C’est l’histoire d’un mariage entre vice et vertu. Depuis sa création en 1861, l’Etat italien s’est caractérisé par sa bilatéralité en termes de valeurs traditionnelles. D’une part, l’Italie a toujours assumé son héritage Chrétien, avec un Vatican particulièrement actif au sein de Rome ; de l’autre, l’Italie reste la capitale du crime organisé, un phénomène qui touche aujourd’hui le monde entier. Preuve en est que “mafia” fait partie de la longue liste de mots que l’italien a donné à une multitude d’autres langues à travers le globe. L’histoire de l’Italie est donc l’histoire d’un pays à la fois ancré dans la religion, mais qui ne peut se séparer d’une organisation caractérisée par le mensonge, le vol, le meurtre.
John Dickie, auteur du best seller Cosa Nostra, a history of the Sicilian Mafia, explique ce paradoxe en remontant la genèse de la mafia à la création même du Royaume Italien. La mafia italienne naît dans les rues de Palerme, où les fameuses ‘Chemises Rouges’ de Garibaldi se mesuraient aux défenseurs du Royaume de Naples, qui possédait alors la Sicile entière. Le 7 juin 1860, lorsque les troupes vaincues du royaume devenu archaïque se retirent, Palerme devient officiellement une ville italienne, unifiant la Sicile au reste de la péninsule Italienne. Cependant, si la plupart des historiens considèrent la campagne unificatrice de Garibaldi épique, le résultat n’en resta pas plus qu’une légende.

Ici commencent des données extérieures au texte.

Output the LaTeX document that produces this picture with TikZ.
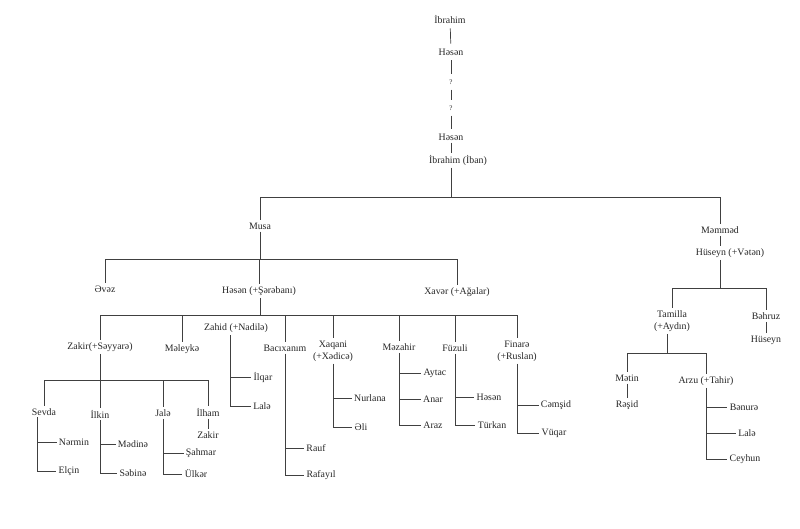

Suite à l’unification, les ministres du royaume, tous venant des riches régions du Nord, telle la Lombardie, avaient espéré trouver en Sicile des conservateurs visant la démocratie et la croissance économique. Malheureusement, il ne s’agissait que d’un espoir déchu, et le gouvernement trouva en Sicile, soit des républicains révolutionnaires accoutumés au mécontentement politique ; soit des aristocrates regrettant le Royaume de Naples ; soit des politiciens sans scrupule profitant du renversement politique pour accéder au pouvoir. Ainsi, lorsque le gouvernement refuse d’inclure les siciliens dans l’élite politique, il n’est pas surprenant que la violence caractérisant la révolution de 1860 renaisse. Cette violence fut menée en premier lieu par un Garibaldi abattu par le véritable gouffre qui se trouvait entre la Sicile et la péninsule italienne, contre lequel il s’était battu pendant toute la période du ‘Risorgimento’ ; Une révolte qui fut tout de suite arrêtée et étouffée par le gouvernement, ce qui se traduisit par la mise en place de lois martiales sur l’île insurgée.
L’Histoire du monde nous a assez montré que les régimes autoritaires ne font autre qu’encourager la révolte, et le cas de la Sicile n’en fut pas une exception : son instabilité se traduisit par la montée en puissance d’organisations criminelles, qui afin d’atteindre le pouvoir auquel les siciliens aspiraient, et échapper au à la précarité, se donnaient à des activités criminelles, comme le trafique d’armes, de drogue, entre autres. Même lorsque, à partir de 1976, la Sicile s’intégra dans la péninsule italienne, ces organisations survécurent, et c’est ainsi que naquit un des phénomènes les plus combattus au monde : la mafia.
Aujourd’hui, en Italie, la mafia est d’autant plus combattue qu’elle crée de plus en plus de problèmes, gelant la politique italienne. En effet, l’économie souterraine de l’Etat Italien représentant près de 25% de son PIB, la mafia est aujourd’hui impliquée dans le trafique des déchets par exemple, dont résultat est clair à Naples, et dans la corruption des politiciens, ce qui pose de gros problèmes quant à la démocratie. En vie depuis plus près d’un siècle et demi, la mafia est aujourd’hui devenu une mauvaise herbe : Son ancrage dans la société italienne est telle, qu’on a beau l’arracher, elle continue à repousser.